# Task to carry out
Everything from the first line down to the line containing "hours = list(range(-8, 102))" is to be retyped exactly, both ends included, with pictures left out.
"""
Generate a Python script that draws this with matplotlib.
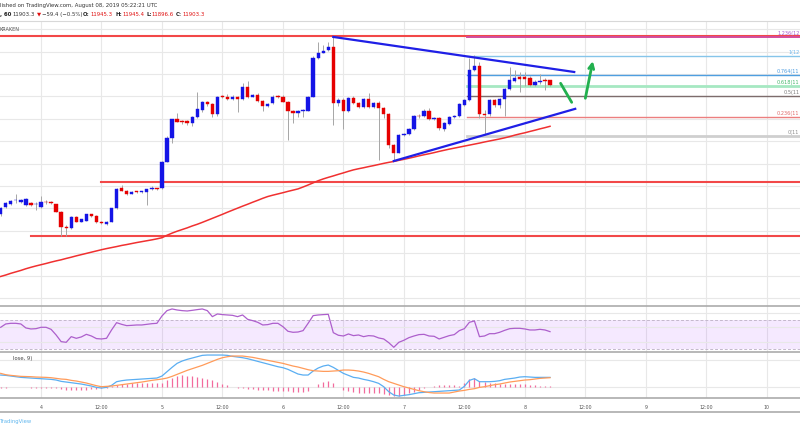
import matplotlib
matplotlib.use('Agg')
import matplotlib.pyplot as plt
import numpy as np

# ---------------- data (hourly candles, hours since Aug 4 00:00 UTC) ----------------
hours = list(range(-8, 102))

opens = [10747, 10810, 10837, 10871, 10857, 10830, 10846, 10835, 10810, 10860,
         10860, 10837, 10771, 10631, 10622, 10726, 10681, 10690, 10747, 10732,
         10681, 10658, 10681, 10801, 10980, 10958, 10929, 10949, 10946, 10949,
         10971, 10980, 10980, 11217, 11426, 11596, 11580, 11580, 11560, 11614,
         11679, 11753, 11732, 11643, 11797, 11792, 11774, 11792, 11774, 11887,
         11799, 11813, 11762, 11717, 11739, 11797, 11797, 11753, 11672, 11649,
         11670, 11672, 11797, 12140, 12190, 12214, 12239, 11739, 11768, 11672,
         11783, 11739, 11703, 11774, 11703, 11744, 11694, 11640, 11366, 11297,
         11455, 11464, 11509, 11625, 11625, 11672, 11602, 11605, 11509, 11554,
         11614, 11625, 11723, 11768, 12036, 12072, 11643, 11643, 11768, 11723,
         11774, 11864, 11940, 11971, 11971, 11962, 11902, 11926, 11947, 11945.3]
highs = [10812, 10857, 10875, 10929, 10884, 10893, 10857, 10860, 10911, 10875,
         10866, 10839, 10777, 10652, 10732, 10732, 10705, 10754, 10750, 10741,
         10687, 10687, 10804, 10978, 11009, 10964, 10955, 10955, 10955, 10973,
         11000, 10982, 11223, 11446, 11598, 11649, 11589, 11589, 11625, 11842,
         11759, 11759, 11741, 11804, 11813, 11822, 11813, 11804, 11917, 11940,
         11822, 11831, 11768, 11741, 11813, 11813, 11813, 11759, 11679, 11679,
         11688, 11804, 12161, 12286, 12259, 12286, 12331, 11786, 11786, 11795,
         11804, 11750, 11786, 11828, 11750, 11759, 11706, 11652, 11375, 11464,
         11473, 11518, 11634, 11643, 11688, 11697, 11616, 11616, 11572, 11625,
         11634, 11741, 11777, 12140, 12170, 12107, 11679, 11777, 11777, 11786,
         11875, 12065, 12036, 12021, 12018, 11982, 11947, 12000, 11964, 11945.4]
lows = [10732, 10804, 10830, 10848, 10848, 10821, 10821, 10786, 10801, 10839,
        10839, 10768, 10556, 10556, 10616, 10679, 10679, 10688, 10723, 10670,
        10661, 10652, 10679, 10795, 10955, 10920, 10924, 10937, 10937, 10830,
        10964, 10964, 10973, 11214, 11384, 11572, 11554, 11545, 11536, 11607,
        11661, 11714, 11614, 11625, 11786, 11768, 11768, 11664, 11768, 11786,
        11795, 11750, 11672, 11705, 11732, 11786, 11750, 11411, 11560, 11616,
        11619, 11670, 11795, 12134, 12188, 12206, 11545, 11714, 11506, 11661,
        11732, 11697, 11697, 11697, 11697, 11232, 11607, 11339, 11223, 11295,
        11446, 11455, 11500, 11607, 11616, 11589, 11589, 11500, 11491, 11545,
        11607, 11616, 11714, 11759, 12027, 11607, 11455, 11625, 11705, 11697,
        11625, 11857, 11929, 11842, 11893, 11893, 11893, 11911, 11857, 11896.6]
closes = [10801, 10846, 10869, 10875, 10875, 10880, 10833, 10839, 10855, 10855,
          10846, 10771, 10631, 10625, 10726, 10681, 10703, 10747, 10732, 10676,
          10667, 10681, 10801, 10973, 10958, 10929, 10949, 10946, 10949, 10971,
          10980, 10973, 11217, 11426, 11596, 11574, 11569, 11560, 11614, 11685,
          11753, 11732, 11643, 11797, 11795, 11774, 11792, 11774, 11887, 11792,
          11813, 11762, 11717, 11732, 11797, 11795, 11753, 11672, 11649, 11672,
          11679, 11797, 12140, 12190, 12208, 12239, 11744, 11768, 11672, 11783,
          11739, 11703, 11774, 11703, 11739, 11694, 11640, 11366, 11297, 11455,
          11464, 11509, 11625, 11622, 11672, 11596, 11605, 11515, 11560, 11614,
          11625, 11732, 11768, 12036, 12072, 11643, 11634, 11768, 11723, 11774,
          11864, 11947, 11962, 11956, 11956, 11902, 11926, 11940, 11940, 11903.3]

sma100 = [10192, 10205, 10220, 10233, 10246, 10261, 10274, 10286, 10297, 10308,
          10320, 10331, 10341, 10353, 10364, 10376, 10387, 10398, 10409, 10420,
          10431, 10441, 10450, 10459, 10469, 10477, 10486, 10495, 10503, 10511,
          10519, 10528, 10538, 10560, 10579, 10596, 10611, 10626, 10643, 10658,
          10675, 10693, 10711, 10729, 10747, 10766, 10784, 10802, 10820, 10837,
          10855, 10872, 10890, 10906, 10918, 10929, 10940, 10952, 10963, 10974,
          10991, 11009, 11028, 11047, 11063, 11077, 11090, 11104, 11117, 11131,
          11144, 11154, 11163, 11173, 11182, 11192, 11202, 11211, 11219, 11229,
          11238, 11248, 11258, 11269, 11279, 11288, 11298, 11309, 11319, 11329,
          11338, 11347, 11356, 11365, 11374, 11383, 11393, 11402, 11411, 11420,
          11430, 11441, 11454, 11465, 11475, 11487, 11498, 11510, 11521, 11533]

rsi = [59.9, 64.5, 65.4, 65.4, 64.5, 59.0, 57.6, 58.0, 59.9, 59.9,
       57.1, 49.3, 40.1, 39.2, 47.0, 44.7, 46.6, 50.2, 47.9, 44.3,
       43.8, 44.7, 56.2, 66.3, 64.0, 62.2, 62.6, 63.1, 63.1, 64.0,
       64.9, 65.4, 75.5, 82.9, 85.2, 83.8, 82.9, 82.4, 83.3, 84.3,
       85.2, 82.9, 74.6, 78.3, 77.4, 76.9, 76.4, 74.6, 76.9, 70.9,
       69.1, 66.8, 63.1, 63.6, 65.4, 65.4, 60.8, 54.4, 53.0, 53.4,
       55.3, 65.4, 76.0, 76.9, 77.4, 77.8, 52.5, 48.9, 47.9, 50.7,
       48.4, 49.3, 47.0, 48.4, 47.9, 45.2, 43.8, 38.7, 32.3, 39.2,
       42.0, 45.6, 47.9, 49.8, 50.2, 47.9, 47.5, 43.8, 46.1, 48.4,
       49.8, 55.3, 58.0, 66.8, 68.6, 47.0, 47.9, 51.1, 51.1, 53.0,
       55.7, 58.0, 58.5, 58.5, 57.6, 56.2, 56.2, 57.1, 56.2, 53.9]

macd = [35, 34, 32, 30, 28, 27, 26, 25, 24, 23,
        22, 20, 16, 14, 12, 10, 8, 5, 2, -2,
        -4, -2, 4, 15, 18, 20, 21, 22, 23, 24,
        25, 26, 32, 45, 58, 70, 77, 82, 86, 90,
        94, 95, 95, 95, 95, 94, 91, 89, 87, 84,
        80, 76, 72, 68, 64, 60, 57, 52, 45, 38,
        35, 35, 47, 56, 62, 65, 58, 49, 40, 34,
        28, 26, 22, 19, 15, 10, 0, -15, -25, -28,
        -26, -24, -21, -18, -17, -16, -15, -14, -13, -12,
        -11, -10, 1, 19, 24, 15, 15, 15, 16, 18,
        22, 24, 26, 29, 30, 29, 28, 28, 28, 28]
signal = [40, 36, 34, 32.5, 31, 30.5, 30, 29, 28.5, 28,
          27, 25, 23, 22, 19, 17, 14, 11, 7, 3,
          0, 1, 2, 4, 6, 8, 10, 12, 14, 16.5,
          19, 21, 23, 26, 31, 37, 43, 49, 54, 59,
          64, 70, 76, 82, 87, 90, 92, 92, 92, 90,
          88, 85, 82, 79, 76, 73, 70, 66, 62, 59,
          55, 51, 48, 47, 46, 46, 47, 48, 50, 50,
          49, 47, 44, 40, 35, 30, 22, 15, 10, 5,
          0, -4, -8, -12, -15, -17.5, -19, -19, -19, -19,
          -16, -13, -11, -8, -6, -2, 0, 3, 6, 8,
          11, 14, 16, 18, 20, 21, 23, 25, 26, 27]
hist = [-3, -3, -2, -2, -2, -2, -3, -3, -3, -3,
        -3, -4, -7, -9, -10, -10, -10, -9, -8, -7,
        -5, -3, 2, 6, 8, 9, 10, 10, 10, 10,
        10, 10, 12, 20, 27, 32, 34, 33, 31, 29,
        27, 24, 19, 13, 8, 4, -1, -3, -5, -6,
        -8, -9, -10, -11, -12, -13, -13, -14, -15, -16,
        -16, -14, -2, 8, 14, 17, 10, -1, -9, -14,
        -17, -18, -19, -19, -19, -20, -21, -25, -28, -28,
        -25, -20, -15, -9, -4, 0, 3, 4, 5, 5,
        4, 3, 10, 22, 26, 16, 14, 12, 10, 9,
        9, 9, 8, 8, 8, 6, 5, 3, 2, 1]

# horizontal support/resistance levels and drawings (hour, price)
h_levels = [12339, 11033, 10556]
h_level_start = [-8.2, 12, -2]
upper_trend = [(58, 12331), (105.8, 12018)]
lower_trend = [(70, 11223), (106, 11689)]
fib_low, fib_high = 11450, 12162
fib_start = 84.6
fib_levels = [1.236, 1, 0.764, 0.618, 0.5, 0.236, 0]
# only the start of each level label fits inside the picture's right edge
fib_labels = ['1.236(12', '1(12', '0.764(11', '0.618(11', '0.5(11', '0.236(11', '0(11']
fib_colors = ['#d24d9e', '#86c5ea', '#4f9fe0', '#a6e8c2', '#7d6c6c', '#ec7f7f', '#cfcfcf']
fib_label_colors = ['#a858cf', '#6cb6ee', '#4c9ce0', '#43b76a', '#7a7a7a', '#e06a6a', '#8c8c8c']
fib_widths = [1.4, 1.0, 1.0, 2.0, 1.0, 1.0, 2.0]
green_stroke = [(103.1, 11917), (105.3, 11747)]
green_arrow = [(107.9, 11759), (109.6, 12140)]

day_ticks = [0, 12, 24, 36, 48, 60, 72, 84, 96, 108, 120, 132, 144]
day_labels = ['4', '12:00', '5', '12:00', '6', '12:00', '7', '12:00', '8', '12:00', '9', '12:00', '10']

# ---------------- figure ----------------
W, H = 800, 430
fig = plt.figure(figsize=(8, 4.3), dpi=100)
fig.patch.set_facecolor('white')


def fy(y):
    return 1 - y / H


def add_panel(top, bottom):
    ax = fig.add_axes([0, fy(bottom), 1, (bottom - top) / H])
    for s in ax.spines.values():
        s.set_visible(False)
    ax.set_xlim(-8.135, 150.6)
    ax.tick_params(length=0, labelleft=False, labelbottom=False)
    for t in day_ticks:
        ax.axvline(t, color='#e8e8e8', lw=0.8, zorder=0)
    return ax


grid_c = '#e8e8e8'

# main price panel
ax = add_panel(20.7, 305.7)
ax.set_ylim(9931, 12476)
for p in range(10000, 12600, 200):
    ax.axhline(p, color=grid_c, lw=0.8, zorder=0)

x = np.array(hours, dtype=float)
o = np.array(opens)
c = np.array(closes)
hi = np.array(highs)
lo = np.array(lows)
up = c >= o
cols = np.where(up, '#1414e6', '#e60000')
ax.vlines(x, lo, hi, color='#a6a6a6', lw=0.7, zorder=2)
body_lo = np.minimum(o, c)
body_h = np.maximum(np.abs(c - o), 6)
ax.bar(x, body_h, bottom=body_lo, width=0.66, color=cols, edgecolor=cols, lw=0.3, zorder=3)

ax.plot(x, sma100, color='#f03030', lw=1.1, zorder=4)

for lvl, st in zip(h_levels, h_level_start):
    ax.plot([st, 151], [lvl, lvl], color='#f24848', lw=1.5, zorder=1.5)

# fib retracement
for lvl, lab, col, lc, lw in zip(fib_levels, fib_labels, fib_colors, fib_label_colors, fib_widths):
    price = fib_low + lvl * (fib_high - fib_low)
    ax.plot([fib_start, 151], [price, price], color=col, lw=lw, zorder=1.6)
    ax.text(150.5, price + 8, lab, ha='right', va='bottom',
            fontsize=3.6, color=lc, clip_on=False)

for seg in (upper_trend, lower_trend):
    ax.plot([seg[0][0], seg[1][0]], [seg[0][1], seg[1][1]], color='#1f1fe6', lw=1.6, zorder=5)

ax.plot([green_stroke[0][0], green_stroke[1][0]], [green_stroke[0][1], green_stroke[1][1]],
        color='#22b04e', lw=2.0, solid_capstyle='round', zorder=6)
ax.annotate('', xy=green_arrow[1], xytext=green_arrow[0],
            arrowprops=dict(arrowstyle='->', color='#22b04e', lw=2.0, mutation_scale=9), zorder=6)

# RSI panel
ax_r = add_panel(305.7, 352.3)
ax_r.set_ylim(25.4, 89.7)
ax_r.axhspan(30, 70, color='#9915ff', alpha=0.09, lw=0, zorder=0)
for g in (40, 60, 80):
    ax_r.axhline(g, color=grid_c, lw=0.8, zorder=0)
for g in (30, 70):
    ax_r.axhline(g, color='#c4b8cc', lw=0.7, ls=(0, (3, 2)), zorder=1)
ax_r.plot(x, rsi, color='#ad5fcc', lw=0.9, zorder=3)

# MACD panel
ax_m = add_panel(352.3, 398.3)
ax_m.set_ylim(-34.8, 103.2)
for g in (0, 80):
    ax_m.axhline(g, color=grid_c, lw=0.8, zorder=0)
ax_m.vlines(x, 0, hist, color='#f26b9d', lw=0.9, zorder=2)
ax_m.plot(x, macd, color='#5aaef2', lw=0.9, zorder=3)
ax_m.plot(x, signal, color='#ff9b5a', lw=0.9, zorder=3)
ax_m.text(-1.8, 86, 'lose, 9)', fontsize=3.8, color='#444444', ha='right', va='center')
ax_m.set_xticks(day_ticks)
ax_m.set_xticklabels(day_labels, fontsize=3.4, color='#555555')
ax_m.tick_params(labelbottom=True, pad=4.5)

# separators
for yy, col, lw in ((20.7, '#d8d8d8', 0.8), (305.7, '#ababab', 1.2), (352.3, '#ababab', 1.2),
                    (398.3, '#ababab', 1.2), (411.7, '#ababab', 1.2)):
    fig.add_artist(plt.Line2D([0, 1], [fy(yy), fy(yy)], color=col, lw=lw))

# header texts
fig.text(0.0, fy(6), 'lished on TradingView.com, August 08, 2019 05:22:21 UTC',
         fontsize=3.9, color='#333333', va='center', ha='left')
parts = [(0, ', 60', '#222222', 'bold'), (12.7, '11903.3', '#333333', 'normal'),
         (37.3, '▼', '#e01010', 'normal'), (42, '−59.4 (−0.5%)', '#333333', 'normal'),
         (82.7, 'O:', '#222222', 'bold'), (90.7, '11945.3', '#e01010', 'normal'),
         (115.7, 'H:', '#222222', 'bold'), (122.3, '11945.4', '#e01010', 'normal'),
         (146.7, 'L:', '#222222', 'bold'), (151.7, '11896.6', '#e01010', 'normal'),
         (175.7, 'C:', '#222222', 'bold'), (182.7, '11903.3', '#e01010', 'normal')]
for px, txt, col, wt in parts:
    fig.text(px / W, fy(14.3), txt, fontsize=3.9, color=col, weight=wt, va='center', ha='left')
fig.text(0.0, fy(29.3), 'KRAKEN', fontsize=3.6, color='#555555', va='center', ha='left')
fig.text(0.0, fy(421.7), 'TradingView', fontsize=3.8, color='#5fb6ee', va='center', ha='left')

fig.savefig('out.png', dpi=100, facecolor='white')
"""
# Complete output
Generate a Python script that draws this with matplotlib.
import matplotlib
matplotlib.use('Agg')
import matplotlib.pyplot as plt
import numpy as np

# ---------------- data (hourly candles, hours since Aug 4 00:00 UTC) ----------------
hours = list(range(-8, 102))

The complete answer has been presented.